さて、ともかくも流派間の争闘を繰り広げる音撃道の鬼たちの世界へ、仮面ライダーディケイド=門矢士(井上正大)の一行が到着した。
門矢士は今回どこまでも徹底して強くて颯爽と恰好よかったが、敵対する海東大樹(戸谷公人)にも今回は色々見せ場が多かった。何よりも傑作だったのは、ヒビキに破門された「少年」アスムに対する彼の言葉。「取り敢えず僕は、斬鬼流と威吹鬼流の巻物を奪ってみせる」と宣言した海東に、アスムは「そんなの無理に決まっているじゃないですか」と応じたが、「どうかな?やる気さえあれば不可能なことなんて、この世にはないと思うけど。先ずは動かないとね。動けば何かが始まるさ。ショウネン君」と爽やかに応えて、そして海東は去った。
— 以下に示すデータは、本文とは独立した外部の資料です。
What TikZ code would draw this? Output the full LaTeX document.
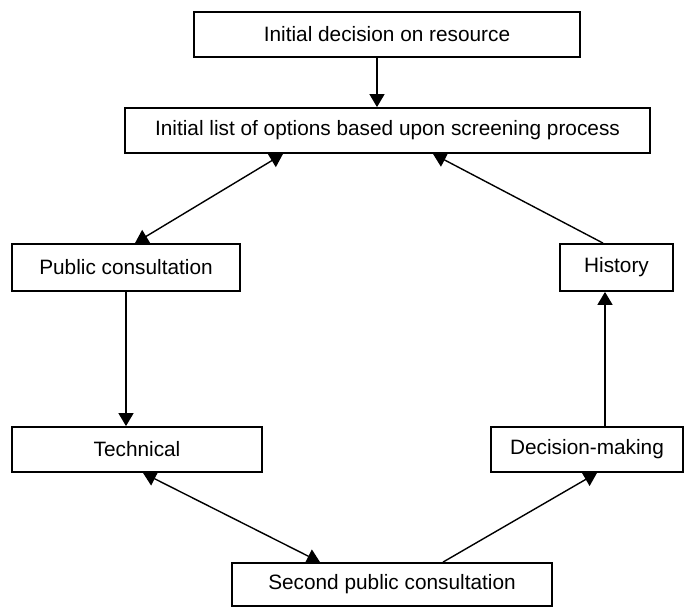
\documentclass[tikz,border=0pt]{standalone}
\usepackage{fontspec}
\setmainfont{Liberation Sans}
\usetikzlibrary{arrows.meta}

\tikzset{
    box/.style={draw, line width=0.9pt, minimum height=22.5pt, inner sep=0pt,
        font=\fontsize{10.4}{12}\selectfont},
    arr/.style={line width=0.7pt, -{Triangle[length=6.5pt,width=7.5pt]}},
    dblarr/.style={line width=0.7pt, {Triangle[length=6.5pt,width=7.5pt]}-{Triangle[length=6.5pt,width=7.5pt]}},
}

\begin{document}
\begin{tikzpicture}[x=0.5pt, y=-0.5pt]
        \useasboundingbox (0, 0) rectangle (685, 608);
        \node[box, minimum width=193pt]   (init)    at (387, 34.5)    {Initial decision on resource};
        \node[box, minimum width=262.5pt] (options) at (387.5, 130.5) {Initial list of options based upon screening process};
        \node[box, minimum width=114pt, minimum height=23.5pt]  (public)  at (126, 267.5)   {Public consultation};
        \node[box, minimum width=56.5pt, minimum height=23.5pt] (history) at (616.5, 267.5) {History};
        \node[box, minimum width=125pt]   (tech)    at (137, 449.5)   {Technical};
        \node[box, minimum width=96pt]    (decide)  at (587, 449.5)   {Decision-making};
        \node[box, minimum width=160pt, minimum height=21.5pt] (second) at (392, 584.5) {Second public consultation};

        \draw[arr]    ([xshift=-5pt]init.south) -- ([xshift=-5.25pt]options.north);
        \draw[dblarr] ([xshift=-52.25pt]options.south) -- ([xshift=4.5pt]public.north);
        \draw[arr]    ([xshift=-6.75pt]history.north) -- ([xshift=22.75pt]options.south);
        \draw[arr]    (public.south) -- (public.south |- tech.north);
        \draw[dblarr] ([xshift=3pt]tech.south) -- ([xshift=-36pt]second.north);
        \draw[arr]    ([xshift=25.5pt]second.north) -- ([xshift=5pt]decide.south);
        \draw[arr]    ([xshift=-5.75pt]history.south |- decide.north) -- ([xshift=-5.75pt]history.south);
\end{tikzpicture}
\end{document}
海東は他人の宝物を盗もうとしているわけだが、アスムの心には彼の語が思いのほか深く響いた。なぜならそれはヒビキの言葉にも似ていたからだ。序でに云えば、二〇〇五年十一月二十日放送の第四十巻における明日夢の母の激励(考える前に行動せよ!)にも似ていよう。
さらに海東は、ライヴァル門矢士が威吹鬼流に大師範として招かれたのに対抗して、斬鬼流に用心棒として雇われた。爽やかな美青年の海東が、爽やかさとは無縁の斬鬼流道場に入ること自体も一寸面白い。他方、門矢士は、イブキが評した通りの美青年ではあるものの、どことなくバンカラ風の面もあるので(魔化魍に下駄を蹴り飛ばしたところによく表れていると云える)、何れの流派にも普通に馴染んでしまえそうだ。
両派の対決の混乱に乗じて両派それぞれの宝の巻物を見事に盗み出した海東は、門矢士とイブキとザンキをまとめて打倒すべく、電王の世界から鬼の姿のモモタロス(声:関俊彦)を召喚して差し向けた。このときの彼の「鬼合戦の始まりだ!じゃあね」という捨て台詞も格好よい。ヒビキからの攻撃に接したときの「おじさんのくせに、隙がないね」という呟きも含めて、今朝の話では海東の台詞が一々光っていた。
もちろん忘れてはならないのは小野寺ユウスケ(村井良大)の活躍のこと。彼は魔化魍に襲われていたヒビキとアスムを助けるため、仮面ライダークウガ(空我!)に変身したのだ。でも、ユウスケの真の魅力が発揮されるのは、何を着ても似合う二枚目の門矢士をからかっているときの笑顔や、魔化魍退治をする門矢士=仮面ライダーディケイドの戦闘をアスムと一緒に見守っているときの、アスムの肩に手をかけた優しそうな様子にあるとも云える。
門矢士役の井上正大とユウスケ役の村井良大と海東大樹役の戸谷公人という三人は、それぞれを単独で見ても美男子であるし、組み合わせとして見ても個性が際立って絶妙であるし、役柄と容姿や服装とが見事に調和している点も含めて実に巧い配役であると予て思っていたが、今朝の話ではそれが存分に発揮されたように思う。深くて暗い森の中での戦闘から物語を始めたことによって「仮面ライダー響鬼」の雰囲気が再現されていたし、流派の対立という要素を導入したことによる群衆描写は戦闘場面を盛り上げて、今朝のドラマには実に見所が多かった。